The 10th Conference on Pattern Languages of Programs 2003

September 8th - 12th, 2003

 

Enterprise Software Patterns Focus Group

Goal

The calling of this focus group is to capture hard-won expertise and expand the emerging patterns literature in the area of enterprise software patterns:

  • Patterns of enterprise application architecture;
  • Patterns of enterprise application integration; and
  • Patterns of enterprise software administration.

Submissions are sought that build upon recent work in these areas to broaden, deepen, or refine our understanding of the elements involved, with particular attention given to patterns or pattern languages documenting knowledge in areas under-represented in the literature, such as:

  • Security within and across enterprise software;
  • Database administration;
  • Workflow and enterprise software;
  • Enterprise application deployment approaches; and
  • Production operations of enterprise software.

Motivation

Although technology changes with time, the development, integration, and administration of enterprise software is a mainstay of the software profession. Enterprise software is distinguished by the combination of (i) large volumes of persistent data, accessed concurrently by many users, often through extensive user interfaces; and (ii) complexity in the domain modeled in the data, in the policies encoded in the software, and in process-driven integrations of the software.

The patterns movement, meanwhile, has substantially elevated the practice of software development in the decade leading up to this 10th PLoP conference. But the leverage afforded enterprise software practitioners to date, by the extant patterns literature, is only a fraction of the potential leverage of a more robust literature. Groundbreaking work in this area is raising vocabulary to a level where enterprise software practitioners are verging on the handbooks envisioned by some patterns community founders. Creating this vocabulary and literature will further realize patterns' potential, and will improve the quality of enterprise software practices.

Who Should Participate

Submissions are invited from practitioners, and those who study the practices, of enterprise software architecture, integration, and administration. Many in this population are already familiar with the extant design patterns literature and enterprise software patterns literature. Some helped create it by publishing books and articles on the topic. Others participate in various workshops and electronic forums germane to enterprise software. Still others participate in the development of application frameworks and other assets, whether open-source or commercial, centered around prominent technology platforms. An untold number live in the context of these patterns every day, in development organizations of enterprises throughout the world.

The focus group leaders encourage submissions from experts in enterprise software subject matters, such as database administration, security, production operations, and others, even if those experts have had little exposure to design patterns. At this focus group, subject matter experts and patterns community leaders will have the opportunity to learn from each other while creating enterprise software patterns literature.

Focus Group Leaders

Randy Stafford is an enterprise software practitioner of 14 years' experience, and a contributor to Martin Fowler's Patterns of Enterprise Application Architecture and Floyd Marinescu's EJB Design Patterns. He has participated in enterprise application architecture workshops for the last four years, most recently the 2003 ChiliPLoP hot topic on enterprise software patterns. For GemStone Professional Services in 1999 and 2000, he created several intellectual property assets about building J2EE applications with GemStone/J, including a pattern language, an example application, and a J2EE application framework. He wrote his first pattern language about enterprise application architecture in a 1996 paper. Randy is currently Chief Architect at IQNavigator, Inc.

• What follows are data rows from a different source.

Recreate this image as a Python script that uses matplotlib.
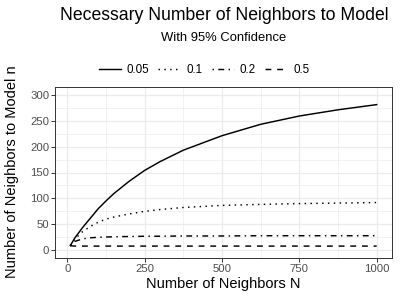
import matplotlib.pyplot as plt
from matplotlib.ticker import MultipleLocator

plt.rcParams['font.family'] = ['Liberation Sans', 'DejaVu Sans']

# values
N = [10, 25, 50, 75, 100, 125, 150, 200, 250, 300, 375, 500, 625, 750, 875, 1000]
n_005 = [9, 24, 44, 62, 80, 95, 109, 133, 154, 171, 193, 221, 243, 259, 271, 281]
n_01 = [9, 22, 36, 46, 54, 60, 64, 70, 75, 78.5, 82.5, 86.5, 88.5, 90, 91, 92]
n_02 = [9, 17, 22, 24, 25, 25.5, 26, 26.5, 27, 27, 27.5, 27.5, 28, 28, 28, 28]
n_05 = [8.5, 8, 8, 8, 8, 8, 8, 8, 8, 8, 8, 8, 8, 8, 8, 8]

labels = ['0.05', '0.1', '0.2', '0.5']
series = [n_005, n_01, n_02, n_05]
styles = ['-', (0, (1, 3)), (0, (1, 3, 4, 3)), (0, (4, 4))]

fig = plt.figure(figsize=(4, 3), dpi=100)
ax = fig.add_axes([55 / 400, 1 - 258 / 300, 337 / 400, 171 / 300])

for lab, vals, ls in zip(labels, series, styles):
    ax.plot(N, vals, color='black', lw=1.05, linestyle=ls, label=lab)

ax.set_xlim(-39.5, 1049.5)
ax.set_ylim(-15, 315)
ax.xaxis.set_major_locator(MultipleLocator(250))
ax.xaxis.set_minor_locator(MultipleLocator(125))
ax.yaxis.set_major_locator(MultipleLocator(50))
ax.yaxis.set_minor_locator(MultipleLocator(25))
ax.grid(which='major', color='#EBEBEB', lw=0.9)
ax.grid(which='minor', color='#EBEBEB', lw=0.45)
ax.set_axisbelow(True)
ax.tick_params(which='major', length=2.6, width=0.7, color='#333333',
               labelsize=8.2, labelcolor='#4D4D4D', pad=1.5)
ax.tick_params(which='minor', length=0)
for s in ax.spines.values():
    s.set_color('#333333')
    s.set_linewidth(0.7)

fig.text(224 / 400, 1 - 15 / 300, 'Necessary Number of Neighbors to Model',
         ha='center', va='center', fontsize=12.7)
fig.text(224 / 400, 1 - 38 / 300, 'With 95% Confidence',
         ha='center', va='center', fontsize=9.4)
fig.text(223.5 / 400, 1 - 284 / 300, 'Number of Neighbors N',
         ha='center', va='center', fontsize=10.5)
fig.text(12.5 / 400, 1 - 172 / 300, 'Number of Neighbors to Model n',
         ha='center', va='center', rotation=90, fontsize=10.5)

fig.legend(loc='center', bbox_to_anchor=(204 / 400, 1 - 70 / 300), ncol=4,
           frameon=False, fontsize=8.4, handlelength=1.9, handletextpad=0.5,
           columnspacing=0.8, borderpad=0)

fig.savefig('out.png', dpi=100)
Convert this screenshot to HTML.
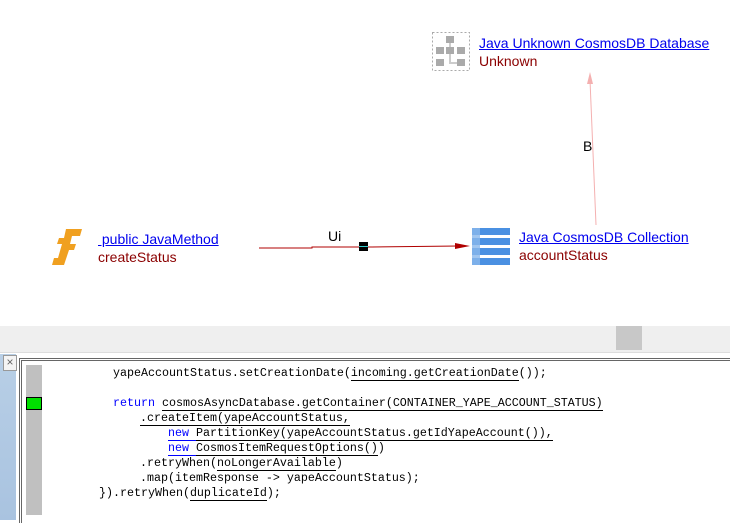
<!DOCTYPE html>
<html><head><style>
body{margin:0;width:730px;height:520px;position:relative;overflow:hidden;background:#fff;font-family:"Liberation Sans",Arial,sans-serif}
.a{position:absolute;white-space:pre}
.lnk{color:#0000ee;text-decoration:underline;font-size:14px}
.sub{color:#8b0000;font-size:14px}
.code{position:absolute;font-family:"Liberation Mono","Courier New",monospace;font-size:11.67px;white-space:pre;color:#000;line-height:15px}
.u{border-bottom:1.5px solid #000}
.k{color:#0000ff}
.ku{color:#0000ff;border-bottom:1.5px solid #0000ff}
</style></head><body>
<svg class="a" style="left:0;top:0" width="730" height="325">
 <!-- function icon -->
 <g fill="#f0a020">
  <polygon points="66,229 82,229 80,236 72,236 70,244 76,244 74,250 69,250 64,265 52,265 54,258 58,258 62,244 57,244 59,238 64,238"/>
 </g>
 <!-- edge -->
 <polyline points="259,248 312,248 312,247 372,247" stroke="#b00000" stroke-width="1" fill="none"/>
 <line x1="372" y1="247" x2="458" y2="246" stroke="#b00000" stroke-width="1"/>
 <polygon points="455,243 470,246 455,249" fill="#b00000"/>
 <rect x="359" y="242" width="9" height="9" fill="#000"/>
 <line x1="359" y1="246.5" x2="368" y2="246.5" stroke="#3cc" stroke-width="1"/>
 <!-- collection icon -->
 <g>
  <rect x="472" y="228" width="38" height="7" fill="#4a90e2"/>
  <rect x="472" y="238" width="38" height="7" fill="#4a90e2"/>
  <rect x="472" y="248" width="38" height="7" fill="#4a90e2"/>
  <rect x="472" y="258" width="38" height="7" fill="#4a90e2"/>
  <rect x="472" y="228" width="8" height="37" fill="#8ab8ec" opacity=".8"/>
 </g>
 <!-- B edge -->
 <line x1="596" y1="225" x2="590" y2="80" stroke="#f4b0b0" stroke-width="1"/>
 <polygon points="587,84 590,72 593,84" fill="#f4b0b0"/>
 <!-- db icon -->
 <rect x="432.5" y="32.5" width="37" height="38" fill="none" stroke="#aaa" stroke-dasharray="2,2"/>
 <g fill="#aaa">
  <rect x="446" y="36" width="8" height="7"/>
  <rect x="436" y="47" width="8" height="7"/><rect x="446" y="47" width="8" height="7"/><rect x="457" y="47" width="8" height="7"/>
  <rect x="436" y="59" width="8" height="7"/><rect x="457" y="59" width="8" height="7"/>
 </g>
 <g stroke="#ccc" stroke-width="2" fill="none"><line x1="450" y1="43" x2="450" y2="47"/><polyline points="450,54 450,63 457,63"/></g>
</svg>
<div class="a lnk" style="left:98px;top:231px">&nbsp;public JavaMethod</div>
<div class="a sub" style="left:98px;top:249px">createStatus</div>
<div class="a" style="left:328px;top:228px;font-size:14px">Ui</div>
<div class="a lnk" style="left:519px;top:229px">Java CosmosDB Collection</div>
<div class="a sub" style="left:519px;top:247px">accountStatus</div>
<div class="a" style="left:583px;top:138px;font-size:14px">B</div>
<div class="a lnk" style="left:479px;top:35px">Java Unknown CosmosDB Database</div>
<div class="a sub" style="left:479px;top:53px">Unknown</div>

<div class="a" style="left:0;top:326px;width:730px;height:26px;background:#efefef"></div>
<div class="a" style="left:616px;top:326px;width:26px;height:24px;background:#c8c8c8"></div>
<div class="a" style="left:0;top:352px;width:730px;height:1px;background:#ddd"></div>
<div class="a" style="left:0;top:354px;width:16px;height:166px;background:linear-gradient(#b8cfe6,#a9c3e0)"></div>
<div class="a" style="left:3px;top:355px;width:12px;height:14px;background:#f4f4f4;border:1px solid #999;font-size:12px;line-height:13px;text-align:center;color:#666">×</div>
<div class="a" style="left:19px;top:358px;width:711px;height:162px;border-top:3px double #666;border-left:3px double #666;background:#fff"></div>
<div class="a" style="left:26px;top:365px;width:16px;height:150px;background:#c0c0c0"></div>
<div class="a" style="left:26px;top:397px;width:14px;height:11px;background:#00e000;border:1px solid #000"></div>

<div class="code" style="left:113px;top:366px">yapeAccountStatus.setCreationDate(<span class="u">incoming.getCreationDate</span>());</div>
<div class="code" style="left:113px;top:396px"><span class="k">return</span> <span class="u">cosmosAsyncDatabase.getContainer(CONTAINER_YAPE_ACCOUNT_STATUS)</span></div>
<div class="code" style="left:140px;top:411px"><span class="u">.createItem(yapeAccountStatus,</span></div>
<div class="code" style="left:168px;top:426px"><span class="ku">new </span><span class="u">PartitionKey(yapeAccountStatus.getIdYapeAccount()),</span></div>
<div class="code" style="left:168px;top:441px"><span class="ku">new </span><span class="u">CosmosItemRequestOptions()</span>)</div>
<div class="code" style="left:140px;top:456px">.retryWhen(<span class="u">noLongerAvailable</span>)</div>
<div class="code" style="left:140px;top:471px">.map(itemResponse -&gt; yapeAccountStatus);</div>
<div class="code" style="left:99px;top:486px">}).retryWhen(<span class="u">duplicateId</span>);</div>
</body></html>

Bobby Woolf attended the first six PLoP conferences and chaired PLoP '99. He has authored chapters in all four Pattern Language of Program Design books, has shepherded numerous papers for PLoP conferences, and has presented patterns in tutorials at OOPSLA and other conferences. He is a co-author of The Design Patterns Smalltalk Companion and the forthcoming Enterprise Integration Patterns. He worked with Randy on the Advanced Application Architecture Team at GemStone Systems, Inc. and has considerable experience with domain modeling, developing reusable frameworks, and application integration via messaging and workflow. He works as an independent consultant.

Submissions

Please submit papers for this focus group in PDF or Word format, addressed to both Randy Stafford at rstafford@iqnavigator.com, and Bobby Woolf at woolf@acm.org. We can also answer questions about the focus group topic, submissions, and format of sessions at those addresses.

Preference will be given to papers with clearly presented patterns in well-known problem areas, describing familiar solutions that have yet to be documented. Simple, reliable, common solutions will be preferred to clever and little-used tricks. In order to encourage new members to join the patterns community we welcome solutions, with room for improvement in their pattern form presentation, from the under-represented areas listed above. Well-written presentations of lesser-force-resolving patterns in well-represented areas are also welcome, to help extend the language in this domain.

Session Format

The primary format of this focus group's sessions will be traditional writer's workshops, in which the group works together to improve the quality of pattern presentations prepared in advance by group attendees. However an important secondary format, to add variety and produce a valuable collective work product, will be collaborative construction of a "pattern map" in this domain, to show an outline of an overall pattern language, and how various patterns relate to one another. Finally, this focus group plans an activity designed to expose the rest of the conference attendees to our domain and its patterns, in a manner that we hope will be entertaining.